Three things I learnt from a year on the road

20th September 2017  |  by Greg

I’ve spent the last academic year supporting schools all over the country with behaviour. Unsurprisingly, I found lots of common threads in terms of what makes successful schools successful and also the pitfalls that schools seem determined to fall into, over and over again.

1. If schools were half as good at collecting, analysing and acting upon behaviour data as they are academic progress data, can you imagine how much easier life would be?

Leadership teams in high performing schools ensure they have a very clear picture of what’s going in school in terms of behaviour. They know which pupils need early intervention with behaviour and they know which teachers need support before things get really difficult for them. They also see trends across year groups, subjects and locations and most importantly have robust data on the effectiveness of the interventions they have used.

2. If you have more than three priorities, you don’t have any priorities.

Over and over, I see schools trying to get better at a hundred things at the same time. Teachers are being asked to change their approach to behaviour, reading, assessment, PE, lesson structure and on and on. The obvious pressure on schools and school leaders to improve, and improve fast, forces schools to be counter-intuitive when it comes to embedding practice that will serve them well for years to come. The best schools make sure they focus on Incremental Organisational Habit Change.

3. Set speed limits before you start giving out speeding fines.

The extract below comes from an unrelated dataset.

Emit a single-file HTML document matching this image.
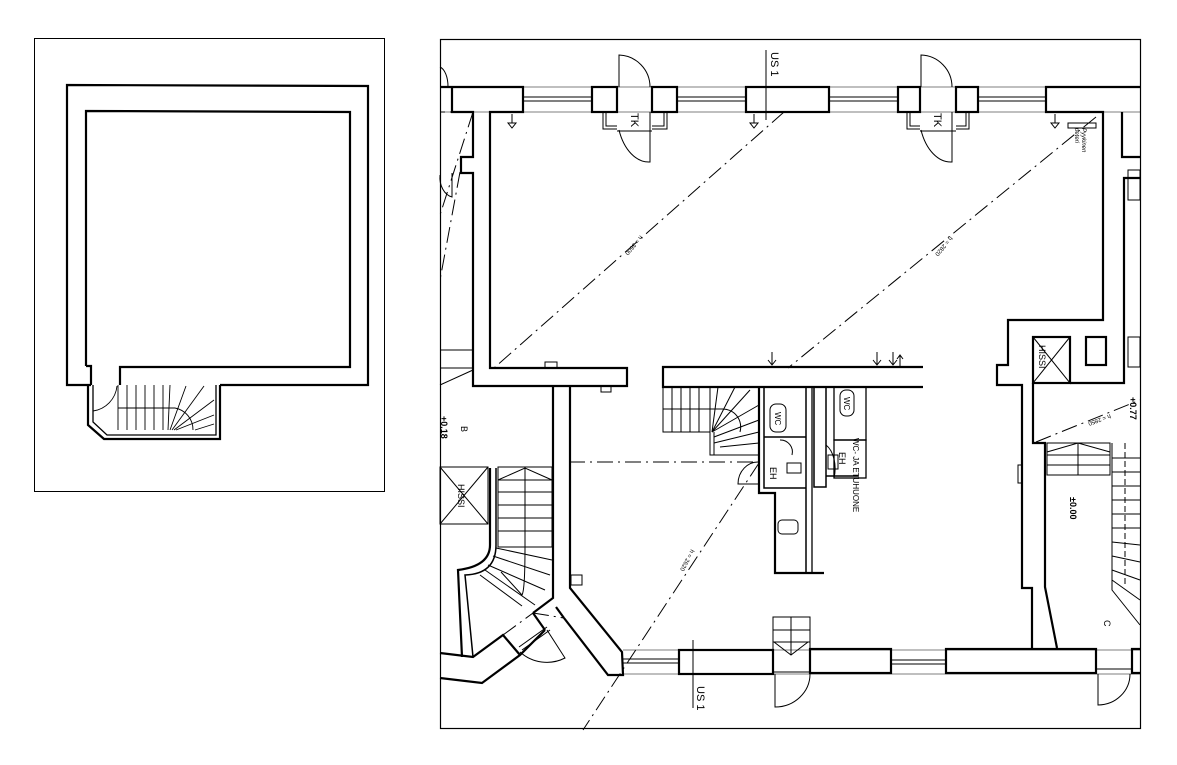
<!DOCTYPE html>
<html><head><meta charset="utf-8"><style>
html,body{margin:0;padding:0;background:#fff;}
svg{display:block;}
text{font-family:"Liberation Sans",sans-serif;fill:#000;}
</style></head><body>
<svg width="1177" height="765" viewBox="0 0 1177 765" xmlns="http://www.w3.org/2000/svg">
<rect width="1177" height="765" fill="#fff"/>
<!-- LEFT PANEL -->
<rect x="34.5" y="38.5" width="350" height="453" fill="none" stroke="#000" stroke-width="1"/>
<g fill="none" stroke="#000" stroke-width="2.2">
<polyline points="91,385 67,385 67,85 368,86 368,385 220,385"/>
<polyline points="86,366 86,111 350,112 350,367 120,367 120,385"/>
<polyline points="86,366 91,366 91,385"/>
<polyline points="88,385 88,425 104,439 220,439 220,385"/>
<polyline stroke-width="1.3" points="93,385 93,422 107,435 216,435 216,385"/>
</g>
<g fill="none" stroke="#000" stroke-width="0.9">
<path d="M93,411 A28,28 0 0 0 117,386"/>
<line x1="118" y1="385" x2="118" y2="430"/>
<line x1="118" y1="408" x2="175" y2="408"/>
<path d="M175,408 A22,22 0 0 1 193,430"/>
<line x1="127" y1="385" x2="127" y2="430"/><line x1="136" y1="385" x2="136" y2="430"/>
<line x1="145" y1="385" x2="145" y2="430"/><line x1="154" y1="385" x2="154" y2="430"/>
<line x1="163" y1="385" x2="163" y2="430"/>
<line x1="168" y1="430" x2="170" y2="385"/><line x1="170" y1="430" x2="186" y2="386"/>
<line x1="172" y1="430" x2="204" y2="386"/><line x1="174" y1="430" x2="214" y2="400"/>
<line x1="176" y1="430" x2="214" y2="415"/><line x1="195" y1="430" x2="214" y2="424"/>
</g>

<!-- RIGHT PANEL -->
<rect x="440.5" y="39.5" width="700" height="689" fill="none" stroke="#000" stroke-width="1.2"/>
<g fill="none" stroke="#000" stroke-width="2.2">
<polyline points="440,87 523,87 523,112 490,112 490,368 627,368 627,386 473,386 473,173 461,173 461,157 473,157 473,112 452,112 452,87"/>
<rect x="592" y="87" width="25" height="25"/><rect x="652" y="87" width="25" height="25"/>
<rect x="746" y="87" width="83" height="25"/>
<rect x="898" y="87" width="22" height="25"/><rect x="956" y="87" width="22" height="25"/>
<polyline points="1140,87 1046,87 1046,112 1103,112 1103,320 1008,320 1008,365 997,365 997,385 1022,385 1022,588 1032,588 1032,648"/>
<polyline points="1122,112 1122,157 1140,157"/>
<polyline points="1140,178 1124,178 1124,383 1070,383"/>
<polyline points="1033,383 1033,443 1045,443 1045,587 1057,648"/>
<polyline points="923,367 663,367 663,387 923,387"/>
<!-- left vertical wall + diagonals -->
<polyline points="553,387 553,598 533,613"/>
<polyline points="570,387 570,588 622,652 623,675 608,675 564,618"/>
<polyline points="533,613 545,630"/>
<polyline points="564,618 556,607"/>
<polyline points="545,630 520,655 482,683 440,678"/>
<polyline points="520,655 503,635 473,657 440,653"/>
<path d="M490,468 L490,545 Q490,566 458,570 L462,657"/>
<path d="M496,468 L496,545 Q496,574 465,575 L473,657" stroke-width="1.5"/>
<!-- bottom wall -->
<rect x="679" y="650" width="94" height="24"/>
<rect x="810" y="649" width="81" height="24"/>
<rect x="946" y="649" width="150" height="24"/>
<polyline points="1140,649 1132,649 1132,673 1140,673"/>
<rect x="1033" y="337" width="37" height="46"/>
<rect x="1086" y="337" width="20" height="28"/>
<!-- WC area -->
<polyline points="759,387 759,493 775,493 775,573 824,573"/>
<polyline points="764,387 764,488 806,488" stroke-width="1.5"/>
<line x1="806" y1="387" x2="806" y2="572" stroke-width="1.5"/>
<line x1="812" y1="387" x2="812" y2="572" stroke-width="1.3"/>
<rect x="814" y="387" width="12" height="100" stroke-width="1.5"/>
<line x1="826" y1="476" x2="858" y2="476" stroke-width="1.5"/>
<rect x="834" y="387" width="32" height="53" stroke-width="1.3"/>
<rect x="834" y="440" width="32" height="38" stroke-width="1.3"/>
<line x1="764" y1="437" x2="806" y2="437" stroke-width="1.5"/>
</g>
<g fill="none" stroke="#000" stroke-width="1">
<line x1="523" y1="97" x2="592" y2="97"/><line x1="523" y1="101" x2="592" y2="101"/>
<line x1="677" y1="97" x2="746" y2="97"/><line x1="677" y1="101" x2="746" y2="101"/>
<line x1="829" y1="97" x2="898" y2="97"/><line x1="829" y1="101" x2="898" y2="101"/>
<line x1="978" y1="97" x2="1046" y2="97"/><line x1="978" y1="101" x2="1046" y2="101"/>
<line x1="440" y1="87" x2="1140" y2="87" stroke-width="0.6"/>
<line x1="440" y1="112" x2="1140" y2="112" stroke-width="0.6"/>
<polyline points="603,112 603,129 617,129"/><polyline points="606,112 606,126 617,126"/>
<polyline points="667,112 667,129 652,129"/><polyline points="664,112 664,126 652,126"/>
<polyline points="907,112 907,129 920,129"/><polyline points="910,112 910,126 920,126"/>
<polyline points="969,112 969,129 956,129"/><polyline points="966,112 966,126 956,126"/>
<line x1="617" y1="131" x2="652" y2="131"/><line x1="920" y1="131" x2="956" y2="131"/>
<path d="M619,87 L619,55 A32,32 0 0 1 650,87"/>
<path d="M650,112 L650,162 A32,50 0 0 1 619,130"/>
<path d="M921,87 L921,55 A32,32 0 0 1 952,87"/>
<path d="M952,112 L952,162 A32,50 0 0 1 921,130"/>
<path d="M440,67 A10,20 0 0 1 448,87"/>
<line x1="766" y1="50" x2="766" y2="120"/>
<line x1="693" y1="640" x2="693" y2="708"/>
<line x1="623" y1="659" x2="679" y2="659"/><line x1="623" y1="663" x2="679" y2="663"/>
<line x1="891" y1="660" x2="946" y2="660"/><line x1="891" y1="664" x2="946" y2="664"/>
<line x1="623" y1="650" x2="1140" y2="650" stroke-width="0.6"/>
<line x1="623" y1="674" x2="1140" y2="674" stroke-width="0.6"/>
<line x1="1096" y1="669" x2="1132" y2="669"/>
<rect x="773" y="617" width="37" height="55"/>
<line x1="791" y1="617" x2="791" y2="655"/>
<line x1="773" y1="630" x2="810" y2="630"/><line x1="773" y1="642" x2="810" y2="642"/>
<polyline points="774,642 791,655 808,642"/>
<path d="M775,674 L775,707 A35,33 0 0 0 810,674"/>
<path d="M1098,674 L1098,705 A32,31 0 0 0 1130,674"/>
<!-- left door -->
<line x1="519" y1="647" x2="547" y2="627"/><line x1="522" y1="650" x2="550" y2="630"/>
<path d="M520,652 A40,40 0 0 0 565,658 L547,630"/>
<!-- left stairs -->
<rect x="440" y="467" width="48" height="57"/>
<line x1="440" y1="467" x2="488" y2="524"/><line x1="488" y1="467" x2="440" y2="524"/>
<rect x="498" y="467" width="54" height="80"/>
<line x1="525" y1="467" x2="525" y2="547"/>
<line x1="498" y1="480" x2="552" y2="480"/><line x1="498" y1="492" x2="552" y2="492"/>
<line x1="498" y1="505" x2="552" y2="505"/><line x1="498" y1="518" x2="552" y2="518"/>
<line x1="498" y1="531" x2="552" y2="531"/>
<polyline points="498,480 525,468 552,480"/>
<path d="M525,547 Q525,590 522,595 L501,572"/>
<line x1="496" y1="548" x2="552" y2="560"/><line x1="493" y1="556" x2="550" y2="575"/>
<line x1="488" y1="565" x2="545" y2="590"/><line x1="485" y1="570" x2="535" y2="605"/>
<line x1="480" y1="575" x2="522" y2="606"/>
<line x1="440" y1="350" x2="473" y2="350"/><line x1="440" y1="368" x2="473" y2="368"/>
<line x1="440" y1="385" x2="473" y2="370"/>
<path d="M440,175 A15,20 0 0 0 452,197 L452,173"/>
<rect x="571" y="575" width="11" height="10"/>
<rect x="663" y="387" width="47" height="45"/>
<line x1="672" y1="387" x2="672" y2="432"/><line x1="681" y1="387" x2="681" y2="432"/>
<line x1="690" y1="387" x2="690" y2="432"/><line x1="699" y1="387" x2="699" y2="432"/>
<line x1="663" y1="409" x2="722" y2="409"/>
<path d="M722,409 A18,18 0 0 1 740,432"/>
<polyline points="710,432 710,455 759,455"/>
<line x1="714" y1="432" x2="714" y2="455"/>
<line x1="712" y1="432" x2="718" y2="387"/><line x1="712" y1="432" x2="735" y2="387"/>
<line x1="712" y1="432" x2="750" y2="390"/><line x1="712" y1="432" x2="759" y2="405"/>
<line x1="714" y1="437" x2="759" y2="420"/><line x1="714" y1="443" x2="759" y2="432"/>
<line x1="720" y1="447" x2="759" y2="443"/>
<path d="M759,462 A20,22 0 0 0 738,484 L759,484"/>
<path d="M826,445 A16,26 0 0 1 834,478" />
<rect x="1047" y="443" width="63" height="32"/>
<line x1="1078" y1="443" x2="1078" y2="475"/>
<line x1="1047" y1="455" x2="1110" y2="455"/><line x1="1047" y1="465" x2="1110" y2="465"/>
<polyline points="1047,452 1078,443 1110,452"/>
<polyline points="1112,443 1112,590 1140,625"/>
<line x1="1125" y1="443" x2="1125" y2="585" stroke-dasharray="6,3"/>
<line x1="1112" y1="458" x2="1140" y2="458"/><line x1="1112" y1="472" x2="1140" y2="472"/>
<line x1="1112" y1="486" x2="1140" y2="486"/><line x1="1112" y1="500" x2="1140" y2="500"/>
<line x1="1112" y1="514" x2="1140" y2="514"/><line x1="1112" y1="528" x2="1140" y2="528"/>
<line x1="1112" y1="542" x2="1140" y2="545"/><line x1="1112" y1="556" x2="1140" y2="562"/>
<line x1="1112" y1="570" x2="1140" y2="580"/><line x1="1112" y1="580" x2="1140" y2="600"/>
<line x1="1033" y1="337" x2="1070" y2="383"/><line x1="1070" y1="337" x2="1033" y2="383"/>
<rect x="1018" y="465" width="4" height="18"/>
<rect x="1068" y="123" width="28" height="5"/>
<rect x="1128" y="337" width="12" height="30"/>
<rect x="1128" y="170" width="12" height="30"/>
<rect x="770" y="404" width="16" height="28" rx="6"/>
<rect x="840" y="390" width="14" height="26" rx="6"/>
<rect x="787" y="463" width="14" height="10"/><rect x="828" y="455" width="10" height="14"/>
<rect x="778" y="520" width="20" height="14" rx="4"/>
<path d="M780,440 A12,12 0 0 1 792,455"/>
<path d="M772,352 L772,364 M768,360 L772,365 L776,360"/>
<path d="M877,352 L877,364 M873,360 L877,365 L881,360"/>
<path d="M893,352 L893,364 M889,360 L893,365 L897,360"/>
<path d="M900,356 L900,366 M897,359 L900,355 L903,359"/>
<path d="M512,114 L512,123 M508,123 L516,123 L512,128 Z"/>
<path d="M754,114 L754,123 M750,123 L758,123 L754,128 Z"/>
<path d="M1055,114 L1055,123 M1051,123 L1059,123 L1055,128 Z"/>
<rect x="545" y="362" width="12" height="6"/>
<rect x="601" y="386" width="10" height="6"/>
</g>
<g fill="none" stroke="#000" stroke-width="1" stroke-dasharray="16,5,2,5">
<line x1="784" y1="112" x2="494" y2="368"/>
<line x1="1096" y1="117" x2="788" y2="368"/>
<line x1="569" y1="462" x2="759" y2="462"/>
<line x1="759" y1="463" x2="583" y2="730"/>
<line x1="1036" y1="442" x2="1140" y2="400"/>
<line x1="473" y1="112" x2="440" y2="215"/>
<line x1="473" y1="112" x2="440" y2="112"/>
<line x1="460" y1="172" x2="440" y2="280"/>
<line x1="533" y1="613" x2="564" y2="618"/>
<line x1="503" y1="635" x2="533" y2="613"/>
</g>
<g font-size="10">
<text transform="translate(771,52) rotate(90)" font-size="11">US 1</text>
<text transform="translate(697,686) rotate(90)" font-size="11">US 1</text>
<text transform="translate(631,113) rotate(90)" font-size="11">TK</text>
<text transform="translate(934,113) rotate(90)" font-size="11">TK</text>
<text transform="translate(640,235) rotate(130)" font-size="6">h = 3600</text>
<text transform="translate(950,236) rotate(130)" font-size="6">h = 2820</text>
<text transform="translate(691,549) rotate(118)" font-size="6">h = 2620</text>
<text transform="translate(1110,414) rotate(160)" font-size="6">h = 2850</text>
<text transform="translate(1082,128) rotate(90)" font-size="6" font-style="italic">Pyykinen</text>
<text transform="translate(1075,128) rotate(90)" font-size="6" font-style="italic">peteri</text>
<text transform="translate(1039,345) rotate(90)" font-size="9">HISSI</text>
<text transform="translate(458,484) rotate(90)" font-size="9">HISSI</text>
<text transform="translate(853,438) rotate(90)" font-size="8">WC- JA ETUHUONE</text>
<text transform="translate(775,412) rotate(90)" font-size="8">WC</text>
<text transform="translate(844,397) rotate(90)" font-size="8">WC</text>
<text transform="translate(770,467) rotate(90)" font-size="9">EH</text>
<text transform="translate(839,452) rotate(90)" font-size="9">EH</text>
<text transform="translate(1070,497) rotate(90)" font-size="9" font-weight="bold">±0.00</text>
<text transform="translate(1130,397) rotate(90)" font-size="9" font-weight="bold">+0.77</text>
<text transform="translate(441,416) rotate(90)" font-size="9" font-weight="bold">+0.18</text>
<text transform="translate(461,426) rotate(90)" font-size="9">B</text>
<text transform="translate(1104,620) rotate(90)" font-size="9">C</text>
</g>
</svg>
</body></html>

I see and hear about so many schools trying to improve behaviour by increasing their sanctions. Longer detentions, Saturday morning detentions, isolation rooms, “zero-tolerance”. (There’s a great summary of the current arguments about whether these methods should be used at all here.) Either way, (I have an opinion and will post about it soon), focussing on what type of consequence we should use is invariably premature. What we should do first is define our reasonable expectations. Local authorities don’t start installing speed cameras before they’ve put up some road signs saying what the speed limit is. However, this is exactly what many schools do. They also try to change loads of behaviours at the same time. A bit like those people you speak to in January who are doing “Dry Jan”, trying to give up chocolate, and smoking, whilst also going to the gym every day. They will fail because there is a limit, both at a personal and organisational level, to the amount of habit change we can achieve simultaneously. The best schools take an instructional approach to behaviour, teaching expectations and explaining why they are needed. Only then do they start to think about consequences.